* _Exercise brief_
Only a number is wanted: how many lines of the entries include the string "React"?

>> start Raw records

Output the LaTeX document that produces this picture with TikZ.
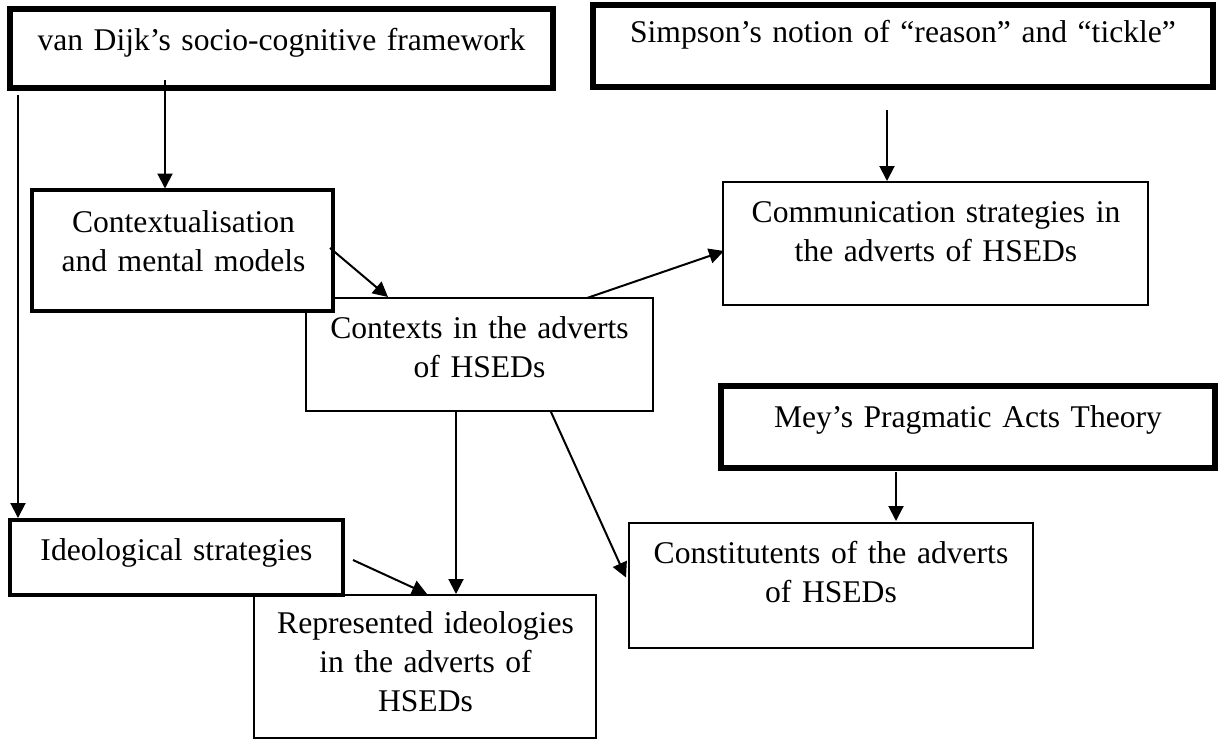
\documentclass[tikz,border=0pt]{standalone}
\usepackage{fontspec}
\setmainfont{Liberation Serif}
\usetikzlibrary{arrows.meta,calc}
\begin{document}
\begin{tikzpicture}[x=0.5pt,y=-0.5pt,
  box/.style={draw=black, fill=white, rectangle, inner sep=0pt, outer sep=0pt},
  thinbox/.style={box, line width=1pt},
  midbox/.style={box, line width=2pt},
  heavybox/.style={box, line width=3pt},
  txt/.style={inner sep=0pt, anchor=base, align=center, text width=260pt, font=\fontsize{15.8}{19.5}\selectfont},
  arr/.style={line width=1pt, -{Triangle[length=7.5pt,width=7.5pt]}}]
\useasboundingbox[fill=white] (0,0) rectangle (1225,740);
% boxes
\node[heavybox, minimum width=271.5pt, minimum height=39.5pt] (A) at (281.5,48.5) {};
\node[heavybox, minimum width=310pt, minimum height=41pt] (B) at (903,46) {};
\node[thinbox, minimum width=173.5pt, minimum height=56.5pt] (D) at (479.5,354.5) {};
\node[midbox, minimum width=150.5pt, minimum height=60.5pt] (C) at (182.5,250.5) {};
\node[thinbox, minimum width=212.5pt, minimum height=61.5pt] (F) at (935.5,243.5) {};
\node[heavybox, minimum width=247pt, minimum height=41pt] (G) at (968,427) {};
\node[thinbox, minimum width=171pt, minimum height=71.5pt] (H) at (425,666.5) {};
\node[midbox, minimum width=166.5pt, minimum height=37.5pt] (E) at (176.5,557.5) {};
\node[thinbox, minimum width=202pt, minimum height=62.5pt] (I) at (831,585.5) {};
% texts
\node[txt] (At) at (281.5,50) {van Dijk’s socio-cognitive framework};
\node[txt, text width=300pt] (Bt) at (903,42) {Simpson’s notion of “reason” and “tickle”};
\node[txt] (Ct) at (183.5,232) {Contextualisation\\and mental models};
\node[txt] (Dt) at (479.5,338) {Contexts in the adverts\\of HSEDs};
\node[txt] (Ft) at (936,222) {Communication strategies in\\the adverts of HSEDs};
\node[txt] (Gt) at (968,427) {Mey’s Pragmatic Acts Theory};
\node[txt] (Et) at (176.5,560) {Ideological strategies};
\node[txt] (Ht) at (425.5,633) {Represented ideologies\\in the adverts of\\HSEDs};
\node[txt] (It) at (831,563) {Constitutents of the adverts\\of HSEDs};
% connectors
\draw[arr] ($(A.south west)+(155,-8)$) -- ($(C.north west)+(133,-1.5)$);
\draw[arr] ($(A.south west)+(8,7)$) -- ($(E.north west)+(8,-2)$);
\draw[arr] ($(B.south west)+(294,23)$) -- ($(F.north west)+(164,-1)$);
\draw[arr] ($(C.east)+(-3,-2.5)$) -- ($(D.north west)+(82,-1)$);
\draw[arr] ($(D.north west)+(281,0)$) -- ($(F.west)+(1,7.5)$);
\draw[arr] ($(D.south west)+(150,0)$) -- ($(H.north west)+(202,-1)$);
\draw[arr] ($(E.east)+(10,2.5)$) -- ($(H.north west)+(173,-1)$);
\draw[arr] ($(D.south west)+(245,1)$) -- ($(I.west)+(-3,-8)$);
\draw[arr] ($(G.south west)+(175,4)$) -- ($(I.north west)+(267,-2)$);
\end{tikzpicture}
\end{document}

>> end Raw records
>> start Raw records

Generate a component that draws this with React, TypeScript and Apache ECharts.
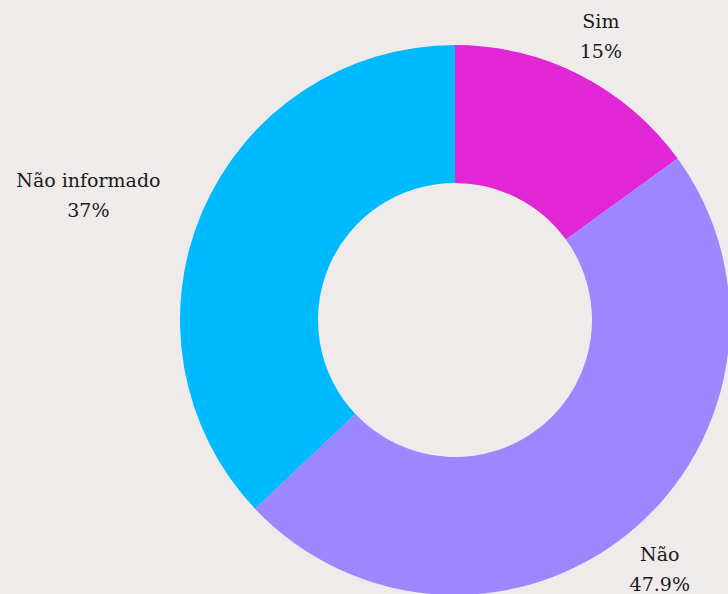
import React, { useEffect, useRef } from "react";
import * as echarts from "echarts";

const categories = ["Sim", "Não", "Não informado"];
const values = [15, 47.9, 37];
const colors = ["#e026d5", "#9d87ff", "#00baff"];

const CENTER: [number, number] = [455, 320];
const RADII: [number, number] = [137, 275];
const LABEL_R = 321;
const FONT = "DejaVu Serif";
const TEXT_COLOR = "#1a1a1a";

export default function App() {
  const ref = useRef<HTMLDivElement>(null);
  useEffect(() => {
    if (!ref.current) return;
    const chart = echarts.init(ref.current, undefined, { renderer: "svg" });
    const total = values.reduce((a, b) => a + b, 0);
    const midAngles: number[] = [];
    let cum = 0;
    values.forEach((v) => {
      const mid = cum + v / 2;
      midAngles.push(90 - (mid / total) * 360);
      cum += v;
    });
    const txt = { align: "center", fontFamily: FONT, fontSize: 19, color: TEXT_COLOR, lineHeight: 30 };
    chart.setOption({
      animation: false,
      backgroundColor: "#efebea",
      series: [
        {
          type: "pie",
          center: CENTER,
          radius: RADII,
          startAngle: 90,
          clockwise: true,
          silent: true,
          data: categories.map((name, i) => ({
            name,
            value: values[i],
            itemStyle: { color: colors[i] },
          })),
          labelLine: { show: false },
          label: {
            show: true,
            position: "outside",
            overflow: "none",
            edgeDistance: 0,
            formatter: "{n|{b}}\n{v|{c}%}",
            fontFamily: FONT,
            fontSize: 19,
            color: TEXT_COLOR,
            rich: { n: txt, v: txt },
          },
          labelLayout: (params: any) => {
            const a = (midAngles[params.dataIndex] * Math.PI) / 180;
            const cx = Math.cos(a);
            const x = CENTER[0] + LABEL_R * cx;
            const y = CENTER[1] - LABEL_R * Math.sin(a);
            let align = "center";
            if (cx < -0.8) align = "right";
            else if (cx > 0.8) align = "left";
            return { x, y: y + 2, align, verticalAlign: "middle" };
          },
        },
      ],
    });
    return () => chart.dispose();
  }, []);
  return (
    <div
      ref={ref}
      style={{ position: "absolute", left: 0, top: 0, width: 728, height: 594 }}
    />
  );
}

>> end Raw records

* _Solution for this task_
2